### EXERCISE PROMPT
Copy exactly, please, the lines of the data from its start through the line containing "(0,0) rectangle (662,349);".

(Stored data)

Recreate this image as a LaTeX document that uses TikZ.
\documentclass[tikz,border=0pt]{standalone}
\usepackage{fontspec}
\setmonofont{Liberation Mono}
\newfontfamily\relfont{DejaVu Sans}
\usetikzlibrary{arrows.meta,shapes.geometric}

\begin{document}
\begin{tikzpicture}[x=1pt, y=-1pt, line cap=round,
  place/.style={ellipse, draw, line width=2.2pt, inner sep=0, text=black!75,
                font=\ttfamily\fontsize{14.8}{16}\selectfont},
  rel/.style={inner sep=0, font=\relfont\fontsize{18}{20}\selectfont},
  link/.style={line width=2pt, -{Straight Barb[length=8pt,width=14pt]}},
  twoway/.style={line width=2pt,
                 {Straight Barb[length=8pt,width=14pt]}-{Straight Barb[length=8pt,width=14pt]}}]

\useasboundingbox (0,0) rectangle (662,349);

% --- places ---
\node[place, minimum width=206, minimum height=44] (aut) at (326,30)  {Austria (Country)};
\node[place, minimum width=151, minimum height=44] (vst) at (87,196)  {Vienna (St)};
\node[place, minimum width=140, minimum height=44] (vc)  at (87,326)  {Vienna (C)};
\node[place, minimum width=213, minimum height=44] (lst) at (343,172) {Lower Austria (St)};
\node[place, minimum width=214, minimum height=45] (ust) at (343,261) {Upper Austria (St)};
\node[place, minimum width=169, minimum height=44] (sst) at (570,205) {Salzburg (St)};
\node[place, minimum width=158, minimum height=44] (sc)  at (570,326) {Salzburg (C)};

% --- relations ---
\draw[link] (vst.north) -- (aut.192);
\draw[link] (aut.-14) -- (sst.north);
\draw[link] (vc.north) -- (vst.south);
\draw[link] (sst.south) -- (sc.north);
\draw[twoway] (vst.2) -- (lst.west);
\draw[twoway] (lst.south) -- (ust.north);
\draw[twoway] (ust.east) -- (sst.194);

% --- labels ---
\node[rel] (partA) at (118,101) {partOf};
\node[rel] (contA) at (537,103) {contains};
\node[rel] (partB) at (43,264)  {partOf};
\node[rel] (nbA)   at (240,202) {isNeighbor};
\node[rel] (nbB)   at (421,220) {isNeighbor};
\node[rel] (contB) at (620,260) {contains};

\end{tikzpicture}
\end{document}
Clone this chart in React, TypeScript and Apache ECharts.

### EXERCISE RESULT
Recreate this image as a LaTeX document that uses TikZ.
\documentclass[tikz,border=0pt]{standalone}
\usepackage{fontspec}
\setmonofont{Liberation Mono}
\newfontfamily\relfont{DejaVu Sans}
\usetikzlibrary{arrows.meta,shapes.geometric}

\begin{document}
\begin{tikzpicture}[x=1pt, y=-1pt, line cap=round,
  place/.style={ellipse, draw, line width=2.2pt, inner sep=0, text=black!75,
                font=\ttfamily\fontsize{14.8}{16}\selectfont},
  rel/.style={inner sep=0, font=\relfont\fontsize{18}{20}\selectfont},
  link/.style={line width=2pt, -{Straight Barb[length=8pt,width=14pt]}},
  twoway/.style={line width=2pt,
                 {Straight Barb[length=8pt,width=14pt]}-{Straight Barb[length=8pt,width=14pt]}}]

\useasboundingbox (0,0) rectangle (662,349);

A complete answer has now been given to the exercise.